#### [Stated problem]
In the material below, the lines containing the word "React" are required; copy each of them.

#### [Dataset extract]
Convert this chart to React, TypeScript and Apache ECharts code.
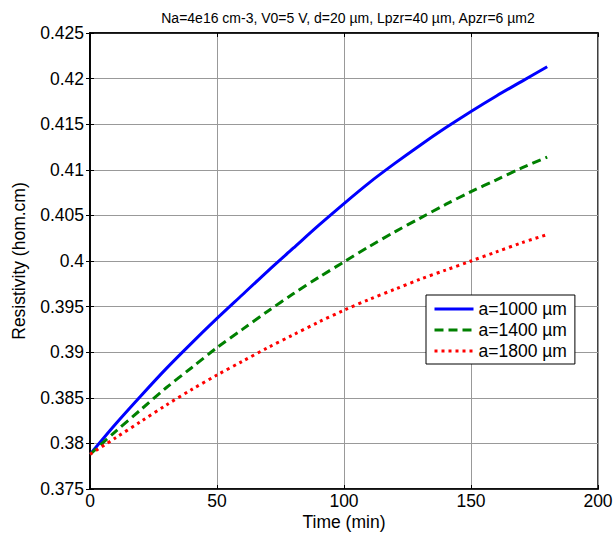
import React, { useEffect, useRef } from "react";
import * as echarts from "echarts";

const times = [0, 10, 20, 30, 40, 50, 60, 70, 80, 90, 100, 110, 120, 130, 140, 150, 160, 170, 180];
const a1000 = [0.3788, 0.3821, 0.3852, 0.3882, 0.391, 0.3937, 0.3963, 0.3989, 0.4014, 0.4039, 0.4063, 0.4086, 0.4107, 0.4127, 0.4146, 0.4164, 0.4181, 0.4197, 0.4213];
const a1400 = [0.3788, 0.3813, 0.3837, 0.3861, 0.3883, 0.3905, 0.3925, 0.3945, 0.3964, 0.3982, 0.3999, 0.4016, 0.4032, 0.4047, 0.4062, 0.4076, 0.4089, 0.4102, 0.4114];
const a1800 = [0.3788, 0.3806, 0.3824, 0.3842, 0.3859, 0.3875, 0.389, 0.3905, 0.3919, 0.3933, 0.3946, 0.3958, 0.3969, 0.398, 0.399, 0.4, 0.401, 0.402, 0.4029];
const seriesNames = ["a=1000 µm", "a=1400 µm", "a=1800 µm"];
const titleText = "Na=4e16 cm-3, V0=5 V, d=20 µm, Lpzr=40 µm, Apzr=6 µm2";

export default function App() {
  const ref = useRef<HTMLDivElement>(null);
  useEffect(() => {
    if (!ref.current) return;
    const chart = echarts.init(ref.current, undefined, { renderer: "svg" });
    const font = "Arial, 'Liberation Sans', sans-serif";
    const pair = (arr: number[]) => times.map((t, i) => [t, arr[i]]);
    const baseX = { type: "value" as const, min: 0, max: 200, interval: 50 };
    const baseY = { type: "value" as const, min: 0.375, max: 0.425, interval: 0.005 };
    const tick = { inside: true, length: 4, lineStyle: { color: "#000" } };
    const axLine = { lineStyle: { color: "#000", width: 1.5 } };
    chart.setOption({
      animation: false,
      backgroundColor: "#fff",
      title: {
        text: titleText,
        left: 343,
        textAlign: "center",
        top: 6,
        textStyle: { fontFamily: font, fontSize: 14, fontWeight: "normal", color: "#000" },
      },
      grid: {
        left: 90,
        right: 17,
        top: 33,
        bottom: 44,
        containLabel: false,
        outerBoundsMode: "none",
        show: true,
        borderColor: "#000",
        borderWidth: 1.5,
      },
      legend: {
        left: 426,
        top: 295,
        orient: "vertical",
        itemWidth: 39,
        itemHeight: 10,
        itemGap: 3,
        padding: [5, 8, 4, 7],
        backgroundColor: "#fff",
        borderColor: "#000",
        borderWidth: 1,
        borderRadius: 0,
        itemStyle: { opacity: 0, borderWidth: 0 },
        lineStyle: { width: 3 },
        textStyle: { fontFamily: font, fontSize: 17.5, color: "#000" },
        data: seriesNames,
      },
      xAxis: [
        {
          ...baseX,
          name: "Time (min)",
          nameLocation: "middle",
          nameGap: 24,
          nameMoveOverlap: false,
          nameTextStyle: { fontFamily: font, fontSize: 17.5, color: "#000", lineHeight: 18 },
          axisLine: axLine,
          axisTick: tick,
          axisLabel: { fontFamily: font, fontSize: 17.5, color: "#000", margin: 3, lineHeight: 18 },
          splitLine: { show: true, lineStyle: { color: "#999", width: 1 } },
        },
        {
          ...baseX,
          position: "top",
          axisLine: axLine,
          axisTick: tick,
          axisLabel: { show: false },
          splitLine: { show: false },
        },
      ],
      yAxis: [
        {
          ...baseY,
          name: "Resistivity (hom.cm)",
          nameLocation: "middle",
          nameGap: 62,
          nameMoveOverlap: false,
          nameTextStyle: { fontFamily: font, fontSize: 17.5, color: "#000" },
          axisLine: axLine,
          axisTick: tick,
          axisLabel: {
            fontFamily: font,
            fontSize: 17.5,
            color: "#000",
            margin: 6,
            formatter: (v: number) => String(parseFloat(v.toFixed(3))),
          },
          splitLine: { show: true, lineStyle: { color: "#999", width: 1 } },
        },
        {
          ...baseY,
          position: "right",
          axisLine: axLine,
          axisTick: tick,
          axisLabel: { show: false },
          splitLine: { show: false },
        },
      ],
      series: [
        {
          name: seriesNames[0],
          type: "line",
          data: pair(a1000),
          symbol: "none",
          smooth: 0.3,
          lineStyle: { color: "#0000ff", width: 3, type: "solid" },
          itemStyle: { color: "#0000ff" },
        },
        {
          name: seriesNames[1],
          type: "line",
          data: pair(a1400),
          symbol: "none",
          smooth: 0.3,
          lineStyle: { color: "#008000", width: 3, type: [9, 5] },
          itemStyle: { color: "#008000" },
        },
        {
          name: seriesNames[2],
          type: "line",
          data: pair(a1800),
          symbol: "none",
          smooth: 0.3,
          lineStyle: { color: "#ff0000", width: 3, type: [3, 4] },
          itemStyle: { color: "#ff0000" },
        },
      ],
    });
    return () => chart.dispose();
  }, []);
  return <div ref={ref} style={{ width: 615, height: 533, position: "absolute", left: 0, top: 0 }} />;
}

#### [Reply]
Convert this chart to React, TypeScript and Apache ECharts code.
import React, { useEffect, useRef } from "react";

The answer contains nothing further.